> [RECORDED INFORMATION]
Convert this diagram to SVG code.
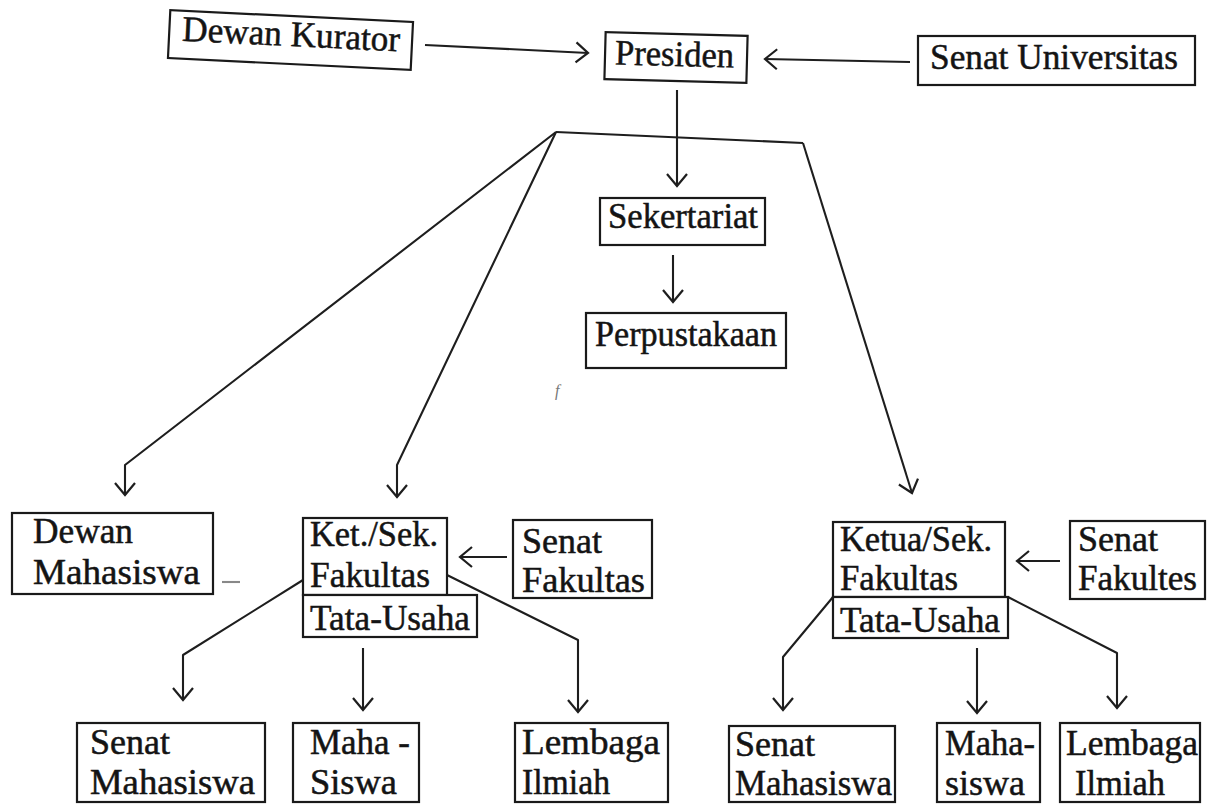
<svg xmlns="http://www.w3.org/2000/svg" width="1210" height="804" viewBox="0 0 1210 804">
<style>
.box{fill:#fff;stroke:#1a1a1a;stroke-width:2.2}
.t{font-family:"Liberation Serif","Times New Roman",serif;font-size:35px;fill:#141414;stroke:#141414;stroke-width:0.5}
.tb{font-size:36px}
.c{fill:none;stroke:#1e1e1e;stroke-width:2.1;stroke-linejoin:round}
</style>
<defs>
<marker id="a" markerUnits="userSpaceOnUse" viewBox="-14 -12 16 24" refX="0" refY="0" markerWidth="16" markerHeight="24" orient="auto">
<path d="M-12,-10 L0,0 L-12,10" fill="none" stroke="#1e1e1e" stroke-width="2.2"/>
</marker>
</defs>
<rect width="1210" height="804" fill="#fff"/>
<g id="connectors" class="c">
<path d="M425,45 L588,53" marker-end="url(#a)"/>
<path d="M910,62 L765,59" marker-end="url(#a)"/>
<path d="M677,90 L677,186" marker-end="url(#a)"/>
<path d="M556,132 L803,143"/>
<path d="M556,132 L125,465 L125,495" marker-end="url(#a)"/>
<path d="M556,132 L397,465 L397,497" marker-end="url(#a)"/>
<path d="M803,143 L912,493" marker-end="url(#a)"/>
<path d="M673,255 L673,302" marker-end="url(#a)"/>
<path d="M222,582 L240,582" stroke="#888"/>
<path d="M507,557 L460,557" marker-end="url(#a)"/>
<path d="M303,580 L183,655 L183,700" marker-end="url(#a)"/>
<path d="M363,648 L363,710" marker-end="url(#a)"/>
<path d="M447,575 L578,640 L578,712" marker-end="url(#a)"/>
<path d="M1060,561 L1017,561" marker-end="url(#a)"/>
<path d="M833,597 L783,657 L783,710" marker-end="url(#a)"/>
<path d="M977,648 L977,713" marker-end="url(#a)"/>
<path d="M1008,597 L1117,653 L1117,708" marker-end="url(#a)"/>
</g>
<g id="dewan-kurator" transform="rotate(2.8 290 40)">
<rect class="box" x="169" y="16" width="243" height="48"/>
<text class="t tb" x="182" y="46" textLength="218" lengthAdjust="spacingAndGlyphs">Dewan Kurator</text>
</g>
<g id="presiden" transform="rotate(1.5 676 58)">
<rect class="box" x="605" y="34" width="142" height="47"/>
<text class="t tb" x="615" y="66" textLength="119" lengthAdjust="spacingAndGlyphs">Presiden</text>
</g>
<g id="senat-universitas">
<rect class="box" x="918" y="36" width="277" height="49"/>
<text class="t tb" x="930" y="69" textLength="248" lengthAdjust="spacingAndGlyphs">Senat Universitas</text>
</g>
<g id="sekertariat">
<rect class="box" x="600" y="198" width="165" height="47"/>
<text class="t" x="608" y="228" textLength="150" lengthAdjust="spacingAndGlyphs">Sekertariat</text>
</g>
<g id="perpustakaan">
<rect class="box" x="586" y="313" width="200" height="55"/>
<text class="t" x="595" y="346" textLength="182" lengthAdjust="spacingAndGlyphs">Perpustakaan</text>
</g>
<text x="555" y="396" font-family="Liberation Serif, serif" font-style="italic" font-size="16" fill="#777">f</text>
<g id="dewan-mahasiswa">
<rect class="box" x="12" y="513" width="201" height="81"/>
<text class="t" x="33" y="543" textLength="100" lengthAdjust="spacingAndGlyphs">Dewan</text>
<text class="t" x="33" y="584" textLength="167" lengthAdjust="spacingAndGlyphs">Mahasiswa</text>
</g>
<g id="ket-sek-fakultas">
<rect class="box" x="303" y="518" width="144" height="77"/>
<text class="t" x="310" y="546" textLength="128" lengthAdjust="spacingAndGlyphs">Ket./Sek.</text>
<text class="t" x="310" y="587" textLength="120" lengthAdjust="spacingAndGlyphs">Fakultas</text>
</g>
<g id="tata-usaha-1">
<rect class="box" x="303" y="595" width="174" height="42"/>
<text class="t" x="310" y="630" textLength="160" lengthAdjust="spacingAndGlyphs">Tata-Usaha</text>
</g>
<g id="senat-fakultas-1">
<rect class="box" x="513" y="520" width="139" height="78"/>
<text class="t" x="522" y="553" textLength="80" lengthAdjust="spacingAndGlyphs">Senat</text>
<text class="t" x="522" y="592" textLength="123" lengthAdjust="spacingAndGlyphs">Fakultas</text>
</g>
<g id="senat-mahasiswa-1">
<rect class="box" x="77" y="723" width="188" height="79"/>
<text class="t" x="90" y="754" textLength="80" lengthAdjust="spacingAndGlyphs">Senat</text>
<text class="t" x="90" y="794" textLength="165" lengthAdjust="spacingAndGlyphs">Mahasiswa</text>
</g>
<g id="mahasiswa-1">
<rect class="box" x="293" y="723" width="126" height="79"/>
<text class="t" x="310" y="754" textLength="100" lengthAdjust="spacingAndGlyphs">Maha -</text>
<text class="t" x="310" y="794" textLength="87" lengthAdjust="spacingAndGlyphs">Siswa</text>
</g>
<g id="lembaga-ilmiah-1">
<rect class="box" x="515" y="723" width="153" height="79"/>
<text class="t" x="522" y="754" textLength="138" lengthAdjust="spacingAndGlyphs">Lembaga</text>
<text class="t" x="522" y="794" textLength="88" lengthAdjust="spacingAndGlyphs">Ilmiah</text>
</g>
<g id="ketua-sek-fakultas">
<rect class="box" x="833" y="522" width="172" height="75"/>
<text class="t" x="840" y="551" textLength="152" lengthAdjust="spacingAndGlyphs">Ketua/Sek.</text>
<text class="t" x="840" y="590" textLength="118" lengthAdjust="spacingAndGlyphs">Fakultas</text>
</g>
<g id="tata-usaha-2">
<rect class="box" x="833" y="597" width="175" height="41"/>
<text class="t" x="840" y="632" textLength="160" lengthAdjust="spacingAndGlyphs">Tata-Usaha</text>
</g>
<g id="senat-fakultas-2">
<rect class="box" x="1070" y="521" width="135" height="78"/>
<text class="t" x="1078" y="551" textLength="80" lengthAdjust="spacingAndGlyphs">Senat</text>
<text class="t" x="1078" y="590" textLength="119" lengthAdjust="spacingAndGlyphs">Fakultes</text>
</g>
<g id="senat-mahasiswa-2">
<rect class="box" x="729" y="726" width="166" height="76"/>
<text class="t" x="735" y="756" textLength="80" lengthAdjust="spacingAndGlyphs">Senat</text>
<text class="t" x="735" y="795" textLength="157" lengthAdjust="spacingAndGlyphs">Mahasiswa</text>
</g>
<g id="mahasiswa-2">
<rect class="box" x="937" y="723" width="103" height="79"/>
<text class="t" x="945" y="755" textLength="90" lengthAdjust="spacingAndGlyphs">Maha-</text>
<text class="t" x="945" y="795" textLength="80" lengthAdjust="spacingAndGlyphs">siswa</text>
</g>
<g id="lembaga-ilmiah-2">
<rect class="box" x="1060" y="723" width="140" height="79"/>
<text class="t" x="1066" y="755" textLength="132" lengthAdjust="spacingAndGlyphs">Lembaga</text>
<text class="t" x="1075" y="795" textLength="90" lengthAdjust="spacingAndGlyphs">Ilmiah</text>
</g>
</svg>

> [YOUR OBJECTIVE]
Copy the whole listing above word for word but do not carry over the pictures.

> [WRITTEN REPLY]
Convert this diagram to SVG code.
<svg xmlns="http://www.w3.org/2000/svg" width="1210" height="804" viewBox="0 0 1210 804">
<style>
.box{fill:#fff;stroke:#1a1a1a;stroke-width:2.2}
.t{font-family:"Liberation Serif","Times New Roman",serif;font-size:35px;fill:#141414;stroke:#141414;stroke-width:0.5}
.tb{font-size:36px}
.c{fill:none;stroke:#1e1e1e;stroke-width:2.1;stroke-linejoin:round}
</style>
<defs>
<marker id="a" markerUnits="userSpaceOnUse" viewBox="-14 -12 16 24" refX="0" refY="0" markerWidth="16" markerHeight="24" orient="auto">
<path d="M-12,-10 L0,0 L-12,10" fill="none" stroke="#1e1e1e" stroke-width="2.2"/>
</marker>
</defs>
<rect width="1210" height="804" fill="#fff"/>
<g id="connectors" class="c">
<path d="M425,45 L588,53" marker-end="url(#a)"/>
<path d="M910,62 L765,59" marker-end="url(#a)"/>
<path d="M677,90 L677,186" marker-end="url(#a)"/>
<path d="M556,132 L803,143"/>
<path d="M556,132 L125,465 L125,495" marker-end="url(#a)"/>
<path d="M556,132 L397,465 L397,497" marker-end="url(#a)"/>
<path d="M803,143 L912,493" marker-end="url(#a)"/>
<path d="M673,255 L673,302" marker-end="url(#a)"/>
<path d="M222,582 L240,582" stroke="#888"/>
<path d="M507,557 L460,557" marker-end="url(#a)"/>
<path d="M303,580 L183,655 L183,700" marker-end="url(#a)"/>
<path d="M363,648 L363,710" marker-end="url(#a)"/>
<path d="M447,575 L578,640 L578,712" marker-end="url(#a)"/>
<path d="M1060,561 L1017,561" marker-end="url(#a)"/>
<path d="M833,597 L783,657 L783,710" marker-end="url(#a)"/>
<path d="M977,648 L977,713" marker-end="url(#a)"/>
<path d="M1008,597 L1117,653 L1117,708" marker-end="url(#a)"/>
</g>
<g id="dewan-kurator" transform="rotate(2.8 290 40)">
<rect class="box" x="169" y="16" width="243" height="48"/>
<text class="t tb" x="182" y="46" textLength="218" lengthAdjust="spacingAndGlyphs">Dewan Kurator</text>
</g>
<g id="presiden" transform="rotate(1.5 676 58)">
<rect class="box" x="605" y="34" width="142" height="47"/>
<text class="t tb" x="615" y="66" textLength="119" lengthAdjust="spacingAndGlyphs">Presiden</text>
</g>
<g id="senat-universitas">
<rect class="box" x="918" y="36" width="277" height="49"/>
<text class="t tb" x="930" y="69" textLength="248" lengthAdjust="spacingAndGlyphs">Senat Universitas</text>
</g>
<g id="sekertariat">
<rect class="box" x="600" y="198" width="165" height="47"/>
<text class="t" x="608" y="228" textLength="150" lengthAdjust="spacingAndGlyphs">Sekertariat</text>
</g>
<g id="perpustakaan">
<rect class="box" x="586" y="313" width="200" height="55"/>
<text class="t" x="595" y="346" textLength="182" lengthAdjust="spacingAndGlyphs">Perpustakaan</text>
</g>
<text x="555" y="396" font-family="Liberation Serif, serif" font-style="italic" font-size="16" fill="#777">f</text>
<g id="dewan-mahasiswa">
<rect class="box" x="12" y="513" width="201" height="81"/>
<text class="t" x="33" y="543" textLength="100" lengthAdjust="spacingAndGlyphs">Dewan</text>
<text class="t" x="33" y="584" textLength="167" lengthAdjust="spacingAndGlyphs">Mahasiswa</text>
</g>
<g id="ket-sek-fakultas">
<rect class="box" x="303" y="518" width="144" height="77"/>
<text class="t" x="310" y="546" textLength="128" lengthAdjust="spacingAndGlyphs">Ket./Sek.</text>
<text class="t" x="310" y="587" textLength="120" lengthAdjust="spacingAndGlyphs">Fakultas</text>
</g>
<g id="tata-usaha-1">
<rect class="box" x="303" y="595" width="174" height="42"/>
<text class="t" x="310" y="630" textLength="160" lengthAdjust="spacingAndGlyphs">Tata-Usaha</text>
</g>
<g id="senat-fakultas-1">
<rect class="box" x="513" y="520" width="139" height="78"/>
<text class="t" x="522" y="553" textLength="80" lengthAdjust="spacingAndGlyphs">Senat</text>
<text class="t" x="522" y="592" textLength="123" lengthAdjust="spacingAndGlyphs">Fakultas</text>
</g>
<g id="senat-mahasiswa-1">
<rect class="box" x="77" y="723" width="188" height="79"/>
<text class="t" x="90" y="754" textLength="80" lengthAdjust="spacingAndGlyphs">Senat</text>
<text class="t" x="90" y="794" textLength="165" lengthAdjust="spacingAndGlyphs">Mahasiswa</text>
</g>
<g id="mahasiswa-1">
<rect class="box" x="293" y="723" width="126" height="79"/>
<text class="t" x="310" y="754" textLength="100" lengthAdjust="spacingAndGlyphs">Maha -</text>
<text class="t" x="310" y="794" textLength="87" lengthAdjust="spacingAndGlyphs">Siswa</text>
</g>
<g id="lembaga-ilmiah-1">
<rect class="box" x="515" y="723" width="153" height="79"/>
<text class="t" x="522" y="754" textLength="138" lengthAdjust="spacingAndGlyphs">Lembaga</text>
<text class="t" x="522" y="794" textLength="88" lengthAdjust="spacingAndGlyphs">Ilmiah</text>
</g>
<g id="ketua-sek-fakultas">
<rect class="box" x="833" y="522" width="172" height="75"/>
<text class="t" x="840" y="551" textLength="152" lengthAdjust="spacingAndGlyphs">Ketua/Sek.</text>
<text class="t" x="840" y="590" textLength="118" lengthAdjust="spacingAndGlyphs">Fakultas</text>
</g>
<g id="tata-usaha-2">
<rect class="box" x="833" y="597" width="175" height="41"/>
<text class="t" x="840" y="632" textLength="160" lengthAdjust="spacingAndGlyphs">Tata-Usaha</text>
</g>
<g id="senat-fakultas-2">
<rect class="box" x="1070" y="521" width="135" height="78"/>
<text class="t" x="1078" y="551" textLength="80" lengthAdjust="spacingAndGlyphs">Senat</text>
<text class="t" x="1078" y="590" textLength="119" lengthAdjust="spacingAndGlyphs">Fakultes</text>
</g>
<g id="senat-mahasiswa-2">
<rect class="box" x="729" y="726" width="166" height="76"/>
<text class="t" x="735" y="756" textLength="80" lengthAdjust="spacingAndGlyphs">Senat</text>
<text class="t" x="735" y="795" textLength="157" lengthAdjust="spacingAndGlyphs">Mahasiswa</text>
</g>
<g id="mahasiswa-2">
<rect class="box" x="937" y="723" width="103" height="79"/>
<text class="t" x="945" y="755" textLength="90" lengthAdjust="spacingAndGlyphs">Maha-</text>
<text class="t" x="945" y="795" textLength="80" lengthAdjust="spacingAndGlyphs">siswa</text>
</g>
<g id="lembaga-ilmiah-2">
<rect class="box" x="1060" y="723" width="140" height="79"/>
<text class="t" x="1066" y="755" textLength="132" lengthAdjust="spacingAndGlyphs">Lembaga</text>
<text class="t" x="1075" y="795" textLength="90" lengthAdjust="spacingAndGlyphs">Ilmiah</text>
</g>
</svg>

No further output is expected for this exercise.